There comes a time when you must sneak another book ahead into the To-Be-Read stack as a priority. I faced one of those times after many of my book-loving friends asked, “Have you read Where the Crawdads Sing?” Comments included the words “different” and “unexpected.”
With weeks on the best-seller list and many word-of-mouth recommendations, I’m sure you’ve heard of the book and perhaps have seen the author, Delia Owen, interviewed. Some of my favorite interview tidbits include the fact that this debut novel, though she had other writings, took ten years to write and was published when she was seventy. She described sleeping with a writing pad, pen, and flashlight to write down ideas that come in the middle of the night though she often couldn’t read her writing the next morning. I related to this story although my writing materials are on the nightstand by my bed, and I rouse myself enough to be sure I can read it the next morning. I don’t want to lose these ideas that are often my best.
The prologue of this book by Delia Owen begins with two boys spotting the body of Chase Andrews in the swamp below an old fire tower on October 30, 1969. The first chapter opens in 1952 with Catherine Danielle Clark, known as Kya, watching her mother leave in her fake alligator heels carrying her blue train case. The book alternates between the murder case at the latter date and Kya’s story beginning with her mother leaving and following as two older sisters and the oldest brother drift away leaving her and Jodie, the closest brother, with their drunken abusive father who carries demons from his service in World War II. Leaving Kya becomes a theme. Jodie, the father, and two boys in her coming-of-age also leave her bit by bit to fend for herself in the swamp shack that is home.

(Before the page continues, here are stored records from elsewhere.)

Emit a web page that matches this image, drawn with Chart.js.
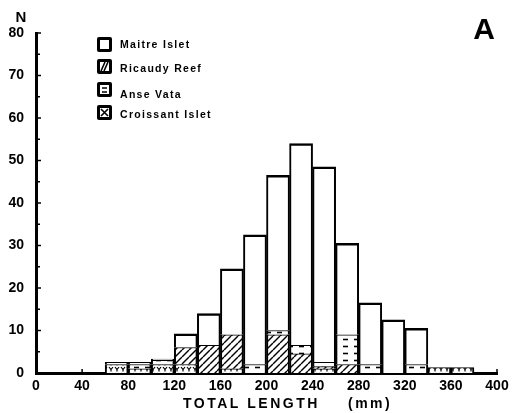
<!DOCTYPE html>
<html><head><meta charset="utf-8">
<script src="https://cdn.jsdelivr.net/npm/chart.js@4/dist/chart.umd.min.js"></script>
<style>html,body{margin:0;padding:0;background:#fff}#wrap{width:514px;height:413px;position:relative}canvas{display:block}</style>
</head><body><div id="wrap"><canvas id="c" width="514" height="413"></canvas></div>
<script>
// Bin starts (mm), 20 mm wide bins
const binStart  = [60, 80, 100, 120, 140, 160, 180, 200, 220, 240, 260, 280, 300, 320, 340, 360];
const croissant = [2,   1,   2,   2,   0,   1,   0,   0,   0,   1,   0,   0,   0,   0, 1.3, 1.3];
const ricaudy   = [0,   0,   0,   4, 6.5,   8,   0,   9, 4.5, 0.5,   2,   0,   0,   0,   0,   0];
const anseVata  = [0,   1,   1,   0,   0,   0,   2,   1,   2,   1,   7,   2,   0,   2,   0,   0];
const maitre    = [0.5, 0.5, 0.3, 3.2, 7.5, 15.5, 30.5, 36.5, 47.5, 46, 21.5, 14.5, 12.5, 8.5, 0, 0];
const seriesNames = ['Maitre Islet', 'Ricaudy Reef', 'Anse Vata', 'Croissant Islet'];
const xTitle = ['TOTAL LENGTH', '(mm)'];
const yTitle = 'N';
const panelLetter = 'A';

function tile(w, h, draw) {
  const c = document.createElement('canvas'); c.width = w; c.height = h;
  const g = c.getContext('2d'); g.fillStyle = '#fff'; g.fillRect(0, 0, w, h);
  g.strokeStyle = '#000'; g.fillStyle = '#000'; draw(g);
  return c;
}
const tiles = {
  ricaudy: tile(7, 7, g => { g.lineWidth = 1.4; for (const o of [-7, 0, 7]) { g.beginPath(); g.moveTo(o, 7); g.lineTo(o + 7, 0); g.stroke(); } }),
  anse: tile(11, 7, g => { g.lineWidth = 1.6; g.beginPath(); g.moveTo(2, 3.5); g.lineTo(7, 3.5); g.stroke(); }),
  croissant: tile(6, 6, g => { g.lineWidth = 1.2; g.beginPath(); g.moveTo(1, 1); g.lineTo(3, 3.5); g.lineTo(5, 1); g.moveTo(3, 3.5); g.lineTo(3, 5.5); g.stroke(); })
};
const pctx = document.getElementById('c').getContext('2d');
const pats = {};
for (const k in tiles) pats[k] = pctx.createPattern(tiles[k], 'repeat');

const centers = binStart.map(s => s + 10);
const pts = arr => arr.map((v, i) => ({ x: centers[i], y: v }));
const thin = { top: 1, left: 2, right: 2, bottom: 0 };

const decor = {
  id: 'decor',
  afterDraw(chart) {
    const { ctx, chartArea: a, scales: { x, y } } = chart;
    ctx.save();
    ctx.strokeStyle = '#000'; ctx.lineWidth = 1.5;
    for (let v = 5; v <= 80; v += 5) {
      const py = y.getPixelForValue(v);
      ctx.beginPath(); ctx.moveTo(a.left, py); ctx.lineTo(a.left + (v % 10 === 0 ? 5 : 4), py); ctx.stroke();
    }
    for (let v = 40; v <= 400; v += 40) {
      const px = x.getPixelForValue(v);
      ctx.beginPath(); ctx.moveTo(px, a.bottom); ctx.lineTo(px, a.bottom - 4); ctx.stroke();
    }
    ctx.fillStyle = '#000';
    ctx.textBaseline = 'middle';
    ctx.textAlign = 'center';
    ctx.font = 'bold 15px "Liberation Sans", Arial, sans-serif';
    ctx.fillText(yTitle, 21, 18);
    ctx.font = 'bold 30px "Liberation Sans", Arial, sans-serif';
    ctx.fillText(panelLetter, 484, 31);
    // x title
    ctx.textAlign = 'left';
    ctx.font = 'bold 14px "Liberation Sans", Arial, sans-serif';
    ctx.letterSpacing = '2.5px';
    ctx.fillText(xTitle[0], 183, 404);
    ctx.fillText(xTitle[1], 348, 404);
    // legend
    const keys = ['maitre', 'ricaudy', 'anse', 'croissant'];
    const ys = [37, 59, 82, 105];
    const ty = [45, 69, 95, 115];
    ctx.font = 'bold 10.5px "Liberation Sans", Arial, sans-serif';
    ctx.letterSpacing = '1.3px';
    keys.forEach((k, i) => {
      const sx = 97, sy = ys[i], s = 15;
      ctx.fillStyle = '#000';
      ctx.beginPath(); ctx.roundRect(sx, sy, s, s, 2); ctx.fill();
      ctx.fillStyle = '#fff'; ctx.fillRect(sx + 3, sy + 3, s - 6, s - 6);
      ctx.strokeStyle = '#000'; ctx.lineWidth = 1.6;
      if (k === 'ricaudy') {
        ctx.beginPath(); ctx.moveTo(sx + 4, sy + 12); ctx.lineTo(sx + 8, sy + 3);
        ctx.moveTo(sx + 7, sy + 12); ctx.lineTo(sx + 11, sy + 3); ctx.stroke();
      } else if (k === 'anse') {
        ctx.beginPath(); ctx.moveTo(sx + 5, sy + 6); ctx.lineTo(sx + 10, sy + 6);
        ctx.moveTo(sx + 5, sy + 10); ctx.lineTo(sx + 10, sy + 10); ctx.stroke();
      } else if (k === 'croissant') {
        ctx.beginPath(); ctx.moveTo(sx + 4, sy + 4); ctx.lineTo(sx + 11, sy + 11);
        ctx.moveTo(sx + 11, sy + 4); ctx.lineTo(sx + 4, sy + 11); ctx.stroke();
      }
      ctx.fillStyle = '#000';
      ctx.fillText(seriesNames[i], 120, ty[i]);
    });
    ctx.restore();
  }
};

new Chart(document.getElementById('c'), {
  type: 'bar',
  data: {
    datasets: [
      { label: seriesNames[3], data: pts(croissant), backgroundColor: pats.croissant, borderWidth: thin },
      { label: seriesNames[1], data: pts(ricaudy), backgroundColor: pats.ricaudy, borderWidth: thin },
      { label: seriesNames[2], data: pts(anseVata), backgroundColor: pats.anse, borderWidth: thin },
      { label: seriesNames[0], data: pts(maitre), backgroundColor: '#fff', borderWidth: { top: 2.5, left: 2, right: 2, bottom: 0 } }
    ]
  },
  options: {
    responsive: false,
    devicePixelRatio: 1,
    animation: false,
    layout: { padding: { top: 33, right: 17, left: 0, bottom: 0 } },
    datasets: { bar: { borderColor: '#000', borderSkipped: false, barPercentage: 1, categoryPercentage: 1 } },
    plugins: { legend: { display: false }, tooltip: { enabled: false } },
    scales: {
      x: {
        type: 'linear', stacked: true, min: 0, max: 400, offset: false,
        afterFit: s => { s.height = 40; },
        grid: { display: false, drawTicks: false, offset: false },
        border: { display: true, color: '#000', width: 3 },
        ticks: { stepSize: 40, padding: 5, color: '#000', font: { family: '"Liberation Sans", Arial, sans-serif', size: 14, weight: 'bold' }, maxRotation: 0, autoSkip: false }
      },
      y: {
        stacked: true, min: 0, max: 80,
        afterFit: s => { s.width = 36; },
        grid: { display: false, drawTicks: false },
        border: { display: true, color: '#000', width: 3 },
        ticks: { stepSize: 10, padding: 12, color: '#000', font: { family: '"Liberation Sans", Arial, sans-serif', size: 14, weight: 'bold' } }
      }
    }
  },
  plugins: [decor]
});
</script>
</body></html>
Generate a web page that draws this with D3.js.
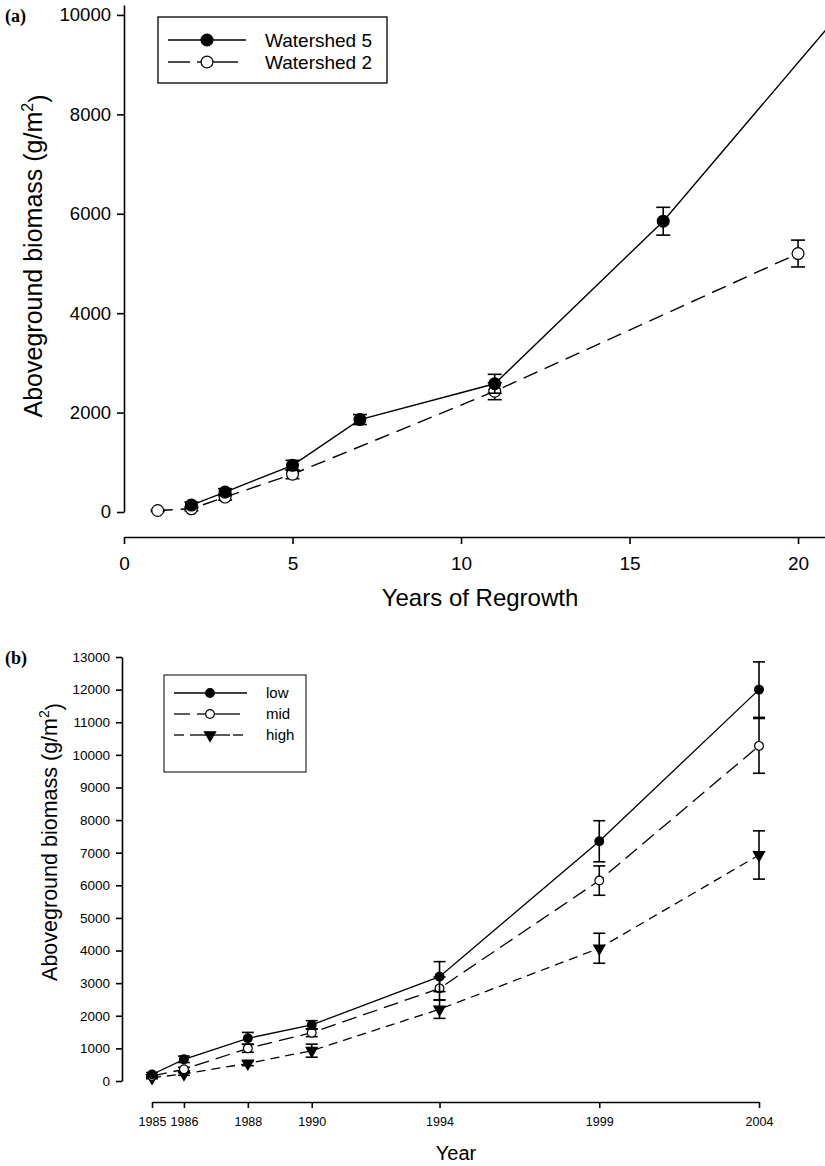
<!DOCTYPE html>
<head>
  <meta charset="utf-8">
  <script src="https://d3js.org/d3.v7.min.js"></script>
  <style>
  body { margin: 0; background: #fff; }
  text { font-family: Arial, "Liberation Sans", sans-serif; fill: #000; }
  .axis path, .axis line { stroke: #000; stroke-width: 1.6px; }
  .panel-tag { font-family: "Times New Roman", "Liberation Serif", serif; font-weight: bold; }
  </style>
</head>
<body>
<svg width="825" height="1166"></svg>

<script type="text/javascript">
// Panel (a): biomass vs years of regrowth
var yearsW5 = [2, 3, 5, 7, 11, 16, 21];
var biomassW5 = [140, 400, 940, 1860, 2580, 5850, 9840];
var errW5 = [60, 70, 100, 100, 190, 280, 0];
var yearsW2 = [1, 2, 3, 5, 11, 20];
var biomassW2 = [30, 65, 300, 760, 2430, 5200];
var errW2 = [20, 40, 60, 90, 170, 270];
var ticksA = [0, 5, 10, 15, 20];
var yTicksA = [0, 2000, 4000, 6000, 8000, 10000];

// Panel (b): biomass by year for low / mid / high
var yearsB = [1985, 1986, 1988, 1990, 1994, 1999, 2004];
var lowB = [200, 665, 1310, 1720, 3200, 7350, 12000];
var lowErr = [60, 100, 180, 130, 460, 630, 850];
var midB = [150, 360, 1000, 1480, 2840, 6145, 10275];
var midErr = [40, 60, 120, 120, 350, 450, 840];
var highB = [100, 215, 540, 930, 2200, 4070, 6930];
var highErr = [30, 40, 70, 200, 280, 460, 740];
var yTicksB = d3.range(0, 13001, 1000);

var svg = d3.select("svg");

function zip(xs, ys, es) {
  return xs.map(function(x, i) { return {x: x, y: ys[i], e: es[i]}; });
}

// draw one series: line, error bars, markers
function drawSeries(g, data, x, y, opt) {
  g.append("path")
    .datum(data)
    .attr("fill", "none")
    .attr("stroke", "#000")
    .attr("stroke-width", opt.lw)
    .attr("stroke-dasharray", opt.dash)
    .attr("d", d3.line().x(function(d) { return x(d.x); }).y(function(d) { return y(d.y); }));

  var eb = g.append("g").attr("stroke", "#000").attr("stroke-width", 1.6);
  data.filter(function(d) { return d.e > 0; }).forEach(function(d) {
    var cx = x(d.x);
    eb.append("line").attr("x1", cx).attr("x2", cx).attr("y1", y(d.y - d.e)).attr("y2", y(d.y + d.e));
    eb.append("line").attr("x1", cx - opt.cap).attr("x2", cx + opt.cap).attr("y1", y(d.y + d.e)).attr("y2", y(d.y + d.e));
    eb.append("line").attr("x1", cx - opt.cap).attr("x2", cx + opt.cap).attr("y1", y(d.y - d.e)).attr("y2", y(d.y - d.e));
  });

  g.selectAll(null).data(data).enter()
    .append("path")
    .attr("transform", function(d) {
      return "translate(" + x(d.x) + "," + y(d.y) + ")" + (opt.tri ? " rotate(180)" : "");
    })
    .attr("d", d3.symbol().type(opt.tri ? d3.symbolTriangle : d3.symbolCircle).size(opt.size))
    .attr("fill", opt.fill)
    .attr("stroke", "#000")
    .attr("stroke-width", 1.2);
}

function legendRow(g, x0, yy, label, opt, fs) {
  if (opt.dash) {
    opt.segs.forEach(function(s) {
      g.append("line").attr("x1", s[0]).attr("x2", s[1]).attr("y1", yy).attr("y2", yy)
        .attr("stroke", "#000").attr("stroke-width", opt.lw);
    });
  } else {
    g.append("line").attr("x1", x0).attr("x2", x0 + opt.len).attr("y1", yy).attr("y2", yy)
      .attr("stroke", "#000").attr("stroke-width", opt.lw);
  }
  g.append("path")
    .attr("transform", "translate(" + opt.mx + "," + yy + ")" + (opt.tri ? " rotate(180)" : ""))
    .attr("d", d3.symbol().type(opt.tri ? d3.symbolTriangle : d3.symbolCircle).size(opt.size))
    .attr("fill", opt.fill).attr("stroke", "#000").attr("stroke-width", 1.2);
  g.append("text").attr("x", opt.tx).attr("y", yy + fs * 0.36).style("font-size", fs + "px").text(label);
}

// ---------- panel (a) ----------
var xA = d3.scaleLinear().domain([0, 20.8]).range([124, 825]);
var yA = d3.scaleLinear().domain([0, 10200]).range([512, 5]);

svg.append("g").attr("class", "axis")
  .attr("transform", "translate(124,0)")
  .call(d3.axisLeft(yA).tickValues(yTicksA).tickSize(7).tickPadding(6).tickSizeOuter(0).tickFormat(d3.format("d")))
  .selectAll("text").style("font-size", "18.5px").style("font-family", "Arial, 'Liberation Sans', sans-serif");

svg.append("g").attr("class", "axis")
  .attr("transform", "translate(0,537)")
  .call(d3.axisBottom(xA).tickValues(ticksA).tickSize(7).tickPadding(13).tickSizeOuter(0))
  .selectAll("text").style("font-size", "19px").style("font-family", "Arial, 'Liberation Sans', sans-serif");

var gA = svg.append("g");
drawSeries(gA, zip(yearsW2, biomassW2, errW2), xA, yA, {lw: 1.4, dash: "15,8", cap: 7, size: 110, fill: "#fff"});
drawSeries(gA, zip(yearsW5, biomassW5, errW5), xA, yA, {lw: 1.4, dash: null, cap: 7, size: 110, fill: "#000"});

svg.append("text").attr("class", "panel-tag").attr("x", 5).attr("y", 22).style("font-size", "18px").text("(a)");

svg.append("text").attr("x", 480).attr("y", 606).attr("text-anchor", "middle")
  .style("font-size", "24px").text("Years of Regrowth");

var labA = svg.append("text").attr("transform", "translate(42,256) rotate(-90)").attr("text-anchor", "middle")
  .style("font-size", "25px");
labA.append("tspan").text("Aboveground biomass (g/m");
labA.append("tspan").attr("dy", "-0.55em").style("font-size", "16px").text("2");
labA.append("tspan").attr("dy", "0.55em").text(")");

var legA = svg.append("g");
legA.append("rect").attr("x", 158).attr("y", 17).attr("width", 229).attr("height", 66)
  .attr("fill", "#fff").attr("stroke", "#000").attr("stroke-width", 1.3);
legendRow(legA, 168, 40, "Watershed 5", {lw: 1.6, len: 78, mx: 207, tx: 265, size: 110, fill: "#000"}, 19);
legendRow(legA, 168, 62, "Watershed 2", {lw: 1.4, dash: true, segs: [[168, 190], [197, 220], [220, 238]], mx: 207, tx: 265, size: 110, fill: "#fff"}, 19);

// ---------- panel (b) ----------
var xB = d3.scaleLinear().domain([1985, 2004]).range([152, 759]);
var yB = d3.scaleLinear().domain([0, 13000]).range([1081, 657]);

svg.append("g").attr("class", "axis")
  .attr("transform", "translate(122,0)")
  .call(d3.axisLeft(yB).tickValues(yTicksB).tickSize(6).tickPadding(6).tickSizeOuter(0).tickFormat(d3.format("d")))
  .selectAll("text").style("font-size", "13.5px").style("font-family", "Arial, 'Liberation Sans', sans-serif");

svg.append("g").attr("class", "axis")
  .attr("transform", "translate(0,1102)")
  .call(d3.axisBottom(xB).tickValues(yearsB).tickSize(6).tickPadding(9).tickSizeOuter(0).tickFormat(d3.format("d")))
  .selectAll("text").style("font-size", "12.5px").style("font-family", "Arial, 'Liberation Sans', sans-serif");

var gB = svg.append("g");
drawSeries(gB, zip(yearsB, highB, highErr), xB, yB, {lw: 1.3, dash: "9,6", cap: 6, size: 55, fill: "#000", tri: true});
drawSeries(gB, zip(yearsB, midB, midErr), xB, yB, {lw: 1.3, dash: "15,7", cap: 6, size: 60, fill: "#fff"});
drawSeries(gB, zip(yearsB, lowB, lowErr), xB, yB, {lw: 1.3, dash: null, cap: 6, size: 60, fill: "#000"});

svg.append("text").attr("class", "panel-tag").attr("x", 5).attr("y", 664).style("font-size", "18px").text("(b)");

svg.append("text").attr("x", 456).attr("y", 1160).attr("text-anchor", "middle")
  .style("font-size", "20px").text("Year");

var labB = svg.append("text").attr("transform", "translate(57,842) rotate(-90)").attr("text-anchor", "middle")
  .style("font-size", "21.5px");
labB.append("tspan").text("Aboveground biomass (g/m");
labB.append("tspan").attr("dy", "-0.55em").style("font-size", "14px").text("2");
labB.append("tspan").attr("dy", "0.55em").text(")");

var legB = svg.append("g");
legB.append("rect").attr("x", 164).attr("y", 675).attr("width", 142).attr("height", 97)
  .attr("fill", "#fff").attr("stroke", "#000").attr("stroke-width", 1);
legendRow(legB, 174, 693, "low", {lw: 1.3, len: 73, mx: 210, tx: 266, size: 60, fill: "#000"}, 15);
legendRow(legB, 174, 714, "mid", {lw: 1.3, dash: true, segs: [[174, 190], [197, 222], [222, 240]], mx: 210, tx: 266, size: 60, fill: "#fff"}, 15);
legendRow(legB, 174, 735, "high", {lw: 1.3, dash: true, segs: [[174, 184], [190, 200], [200, 230], [233, 243]], mx: 210, tx: 266, size: 55, fill: "#000", tri: true}, 15);
</script>
</body>
</html>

Shunned by the community and labelled the “Marsh Girl,” Kya attends school for one day, and is shamed into never returning. She spends the days until she ages out of the school system hiding from the truant officer sent for her. Befriended only by the owner of the gas station and his wife, who own the station with its store in colored town, and intermittently by Tate who teaches her to read and provides her with books, Kya becomes an expert on the flora and fauna of the swamp. With her swamp connections, she also becomes a suspect in the murder case.
Any more description would require a spoiler alert, so just in case you haven’t read this book yet, I will just add “surprising” to the descriptions by my reader friends and say this is a book you do not want to miss.